Where can the QUIC protocol be found today?

You are already using QUIC every day! QUIC is used by not only Google and its applications such as YouTube and Gmail, but also Facebook and Instagram, Uber, and many more services. Its simplicity, increased security, and high connectivity performance, make it very suitable for any environment that needs to deliver more with less.

How do companies use QUIC?

Many companies have already realized the benefits of implementing the QUIC protocol as part of their products, development cycles or use cases. Following are some examples of how some leading companies are using QUIC.

Microsoft provides QUIC connectivity in newer Windows OSes and as part of the Edge Browser. QUIC is supported in Windows 11 and Windows Server 2022. It also provides SMB over QUIC support for file sharing. SMB over QUIC is one of the new security features in Windows Server 2022, and does not require VPN. SMB over QUIC applies to Windows versions from Windows Server 2022 Datacenter Azure Edition, and Windows 11.

By supporting the QUIC protocol, Alibaba Cloud CDN has allowed a faster, more stable, and overall better experience for its users. Through a simple request and identification procedure, the user can take advantage of the QUIC protocol for improving content delivery efficiency and safeguarding data transmission.

Facebook replaced its internet protocol with QUIC to optimize its network and create a better user experience. The QUIC protocol is used for more than 75% of its internet traffic resulting in significant improvements for Facebook users and better metrics, like reduced request errors and decreased tail latency.

Akamai sees QUIC as a platform for future protocol development, and was the first third party to deploy Google QUIC when it became available. When they want to experiment with partners or customers to deploy new transport optimizations, Akamai has the QUIC framework, its transport invariants, and its security infrastructure as a vehicle for that research.

Mozilla Firefox
The main performance improvements of Mozilla Firefox are a direct result of using QUIC. By using HTTP/3, which is based on QUIC, it takes less time to connect, there are no head of line blocking and delays in delivering packets. QUIC improves the ability to detect and repair packet loss. Firefox Nightly will automatically try to use HTTP/3 if supported by the Web server.

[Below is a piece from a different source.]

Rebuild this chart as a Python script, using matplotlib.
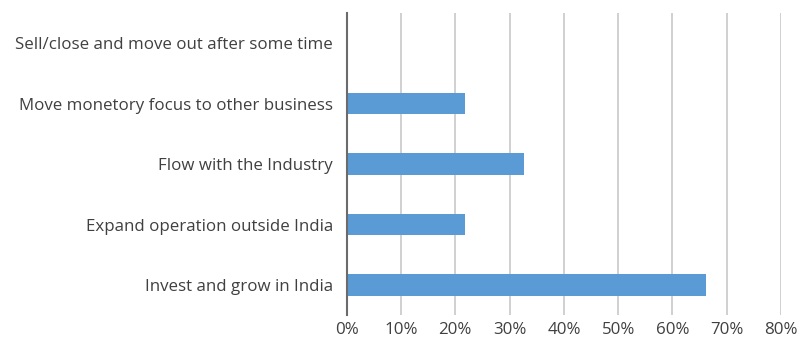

In order to deliver high quality and real-time performance as expected by its users, the Uber mobile app should count on low-latency and high reliability network communication. By adopting the QUIC protocol, Uber was able to better control the transport protocol performance and reduce tail-end latencies by up to 30%. QUIC helps the Uber app improve its performance in low connectivity networks and provides end-to-end control over the flow of packets, enhancing the overall user experience. 

SMB over QUIC for better file sharing performance

SMB (Server Message Block) traditionally uses TCP as its transport protocol. SMB messages can be encapsulated within QUIC packets, which are then sent over UDP instead of TCP. This allows the SMB protocol to take advantage of some of the benefits that QUIC provides, such as reduced latency, improved performance, and encryption by default.

SMB over QUIC can traverse networks that may block traditional SMB traffic over TCP. In fact, since QUIC uses UDP, connections are established over ports that are typically open on firewalls, such as port 443 (HTTPS). Explore Visuality Systems’ SMB over QUIC solutions.

Prior to QUIC, TCP was considered a common and dominant internet protocol. However, nowadays QUIC is slowly but inexorably overtaking the market, and the question is – not if but rather – when will it replace TCP altogether?